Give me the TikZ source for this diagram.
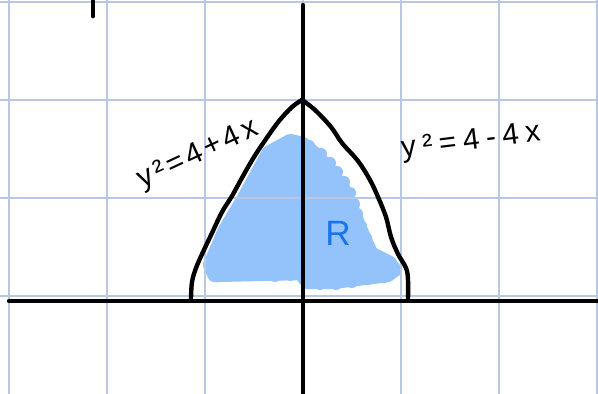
=-=-=-=-=
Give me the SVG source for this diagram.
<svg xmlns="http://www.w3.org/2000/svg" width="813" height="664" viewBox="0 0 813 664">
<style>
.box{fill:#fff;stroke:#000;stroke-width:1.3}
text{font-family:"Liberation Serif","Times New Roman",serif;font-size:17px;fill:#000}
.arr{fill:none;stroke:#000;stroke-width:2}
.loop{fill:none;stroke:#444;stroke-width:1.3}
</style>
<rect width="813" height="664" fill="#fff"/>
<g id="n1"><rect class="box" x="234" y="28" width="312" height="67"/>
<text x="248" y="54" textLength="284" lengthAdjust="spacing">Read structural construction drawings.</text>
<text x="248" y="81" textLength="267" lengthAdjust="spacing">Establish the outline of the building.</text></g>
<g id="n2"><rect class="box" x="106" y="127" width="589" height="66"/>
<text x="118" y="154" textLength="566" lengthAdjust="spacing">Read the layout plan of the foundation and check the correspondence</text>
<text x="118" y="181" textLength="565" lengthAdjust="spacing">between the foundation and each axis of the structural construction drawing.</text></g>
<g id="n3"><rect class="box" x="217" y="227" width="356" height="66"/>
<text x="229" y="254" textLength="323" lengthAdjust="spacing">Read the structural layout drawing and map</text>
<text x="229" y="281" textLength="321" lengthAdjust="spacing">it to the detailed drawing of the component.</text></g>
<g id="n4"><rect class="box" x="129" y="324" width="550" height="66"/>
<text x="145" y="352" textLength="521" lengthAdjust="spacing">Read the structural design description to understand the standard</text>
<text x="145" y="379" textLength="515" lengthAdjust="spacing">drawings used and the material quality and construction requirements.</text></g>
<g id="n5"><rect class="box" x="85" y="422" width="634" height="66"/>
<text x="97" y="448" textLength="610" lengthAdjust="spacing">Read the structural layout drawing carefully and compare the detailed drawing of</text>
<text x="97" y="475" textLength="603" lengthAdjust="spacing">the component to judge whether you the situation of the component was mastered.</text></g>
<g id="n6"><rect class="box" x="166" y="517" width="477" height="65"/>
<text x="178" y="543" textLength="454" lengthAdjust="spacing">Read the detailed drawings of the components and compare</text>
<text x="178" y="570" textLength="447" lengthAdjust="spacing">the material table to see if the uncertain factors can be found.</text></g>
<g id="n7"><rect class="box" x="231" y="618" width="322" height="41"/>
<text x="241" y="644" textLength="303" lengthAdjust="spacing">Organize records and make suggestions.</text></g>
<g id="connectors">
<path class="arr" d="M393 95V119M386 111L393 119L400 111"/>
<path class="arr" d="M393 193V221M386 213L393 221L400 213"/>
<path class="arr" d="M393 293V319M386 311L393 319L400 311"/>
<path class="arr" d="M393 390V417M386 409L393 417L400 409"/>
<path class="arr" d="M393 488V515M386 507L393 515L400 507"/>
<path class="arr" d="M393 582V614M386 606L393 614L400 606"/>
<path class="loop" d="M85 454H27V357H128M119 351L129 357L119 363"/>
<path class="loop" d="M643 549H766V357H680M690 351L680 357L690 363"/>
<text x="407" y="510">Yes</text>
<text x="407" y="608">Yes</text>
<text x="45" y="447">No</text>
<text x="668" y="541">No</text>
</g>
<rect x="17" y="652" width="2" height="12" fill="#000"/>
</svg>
=-=-=-=-=
WHAT THE TASK ASKS:
List each line in the listing that contains the string "this".

RIGHT ANSWER:
Give me the TikZ source for this diagram.
Give me the SVG source for this diagram.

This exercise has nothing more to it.